From: Samantha Atkins (email@example.com)
Date: Fri Jan 09 2004 - 23:09:50 MST
On Fri, 09 Jan 2004 05:16:22 +0000
"Mitchell Porter" <firstname.lastname@example.org> wrote:
> >Unless you are speaking of more than weak anthropic principles at work I
> >fail to take your point. What does this have to do with relatively weak
> >mechanisms of self-improvement leading to us being here versus relatively
> >strong means of self-improvment we can easily envision? I don't see what
> >a supposed anthropic element has to do with it.
> Well, the question (as raised by Paul Fidika) was, how do we
> know that recursive self-enhancement is an accelerating process?
> You could just as well argue that it slows down, because each
> new improvement is harder to discover.
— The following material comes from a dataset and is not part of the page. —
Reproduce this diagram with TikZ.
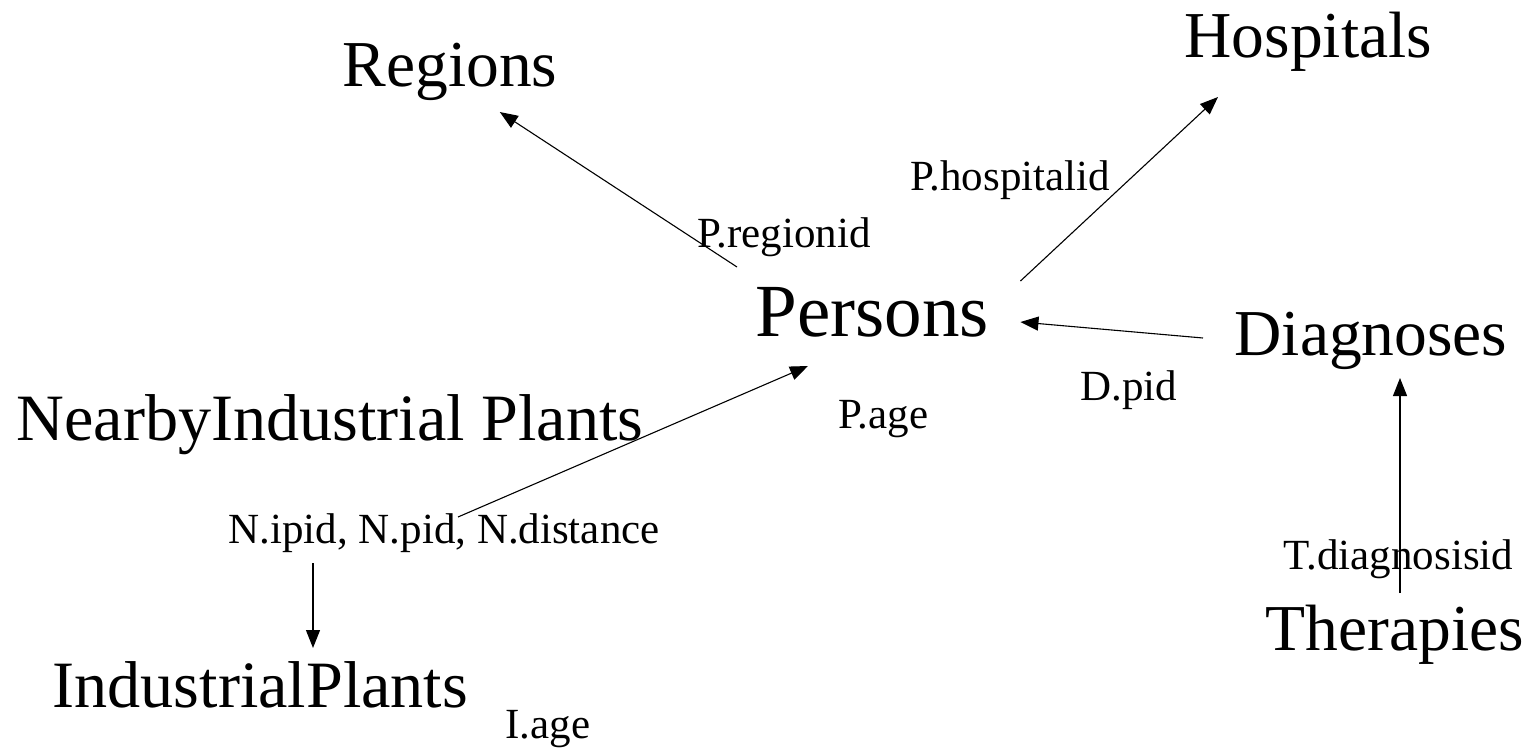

Eliezer gave examples
> from history, which suggest an accelerating tendency stretching
> across biological, cultural and technological evolution. My idea was
> indeed that this might all just be an artefact of the weak anthropic
> principle: Any sentient being, when it investigates its origins, has
> to find a world that went through all those transitions; but sentience
> having been attained, WAP says nothing about further evolutionary
> leaps being likely. We may be wrong to generalize about the
> powers of evolution, on the basis of how it unfolded here on Earth.
OK, so the above doesn't really say that WAP has anything to do with whether significant recursive self-enhancement is possible/likely. It merely gives an alternative explanation for one argument for the possibility. Correct?